Era predecible que los ticos se equivocaran. En aquellos años, reinaba en economía su majestad Lord Maynard Keynes, y parecía probable lograr el pleno empleo y escapar de los ciclos recesivos manipulando el presupuesto e invirtiendo grandes sumas durante los periodos de contracción, sin darnos cuenta de que esa hipótesis, manejada por políticos corruptos o incompetentes, daba lugar a un malgasto extraordinario de los escasos recursos públicos y a la nefasta inflación, como se encargaron de demostrar el también Premio Nobel de Economía James Buchanan y su Escuela de Opción Pública.
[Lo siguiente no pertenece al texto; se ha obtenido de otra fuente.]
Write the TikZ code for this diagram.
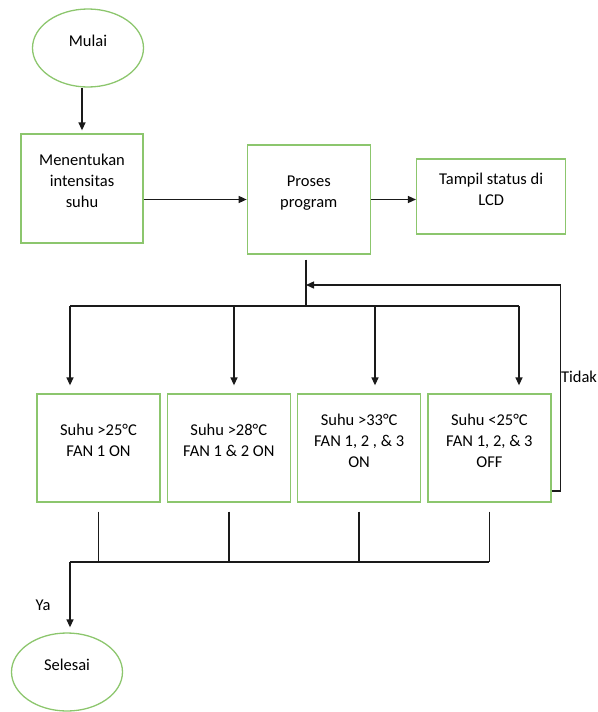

Afortunadamente, Costa Rica, Chile y Uruguay pueden rectificar. Hay notables precedentes. El Reino Unido lo hizo a partir de 1979, cuando Margaret Thatcher le puso fin a la deriva socialdemócrata y le devolvió la vitalidad económica a su país, curso que luego continuó exitosamente el laborista Tony Blair.
También rectificó Suecia, posteriormente, tras la debacle provocada a principios de los noventa por el incosteable Estado Bnefactor sembrado por décadas de gobierno socialdemócrata, que había multiplicado exponencialmente la nómina de los empleados públicos y la tasa de impuestos, disparando la inflación a la estratósfera. El moderado Carl Bildt, tras ganar las elecciones, comenzó una enérgica campaña de reformas que consiguieron cambiar el curso suicida de la economía sueca, pasando del Estado Benefactor al Estado Solidario.
Es hora de que los gobiernos de Chile, Uruguay y Costa Rica -tres admirables democracias, repito- admitan de una vez que el éxito real y permanente de las sociedades sólo se consigue cuando entendemos que el foco central de la creación de riquezas está en el seno de la sociedad civil y de sus emprendedores, y no en la actuación de los gobiernos.
Una vez asumida esa humilde lección, viene la segunda: la principal tarea de los gobiernos no es distribuir la riqueza creada, porque pueden matar a la gallina de los huevos de oro, sino crear las condiciones para que el tejido empresarial sea cada vez más denso, moderno y eficaz. Esto generará más excedentes, un volumen mayor de impuestos, y, en consecuencia, será posible más solidaridad y menos pobreza.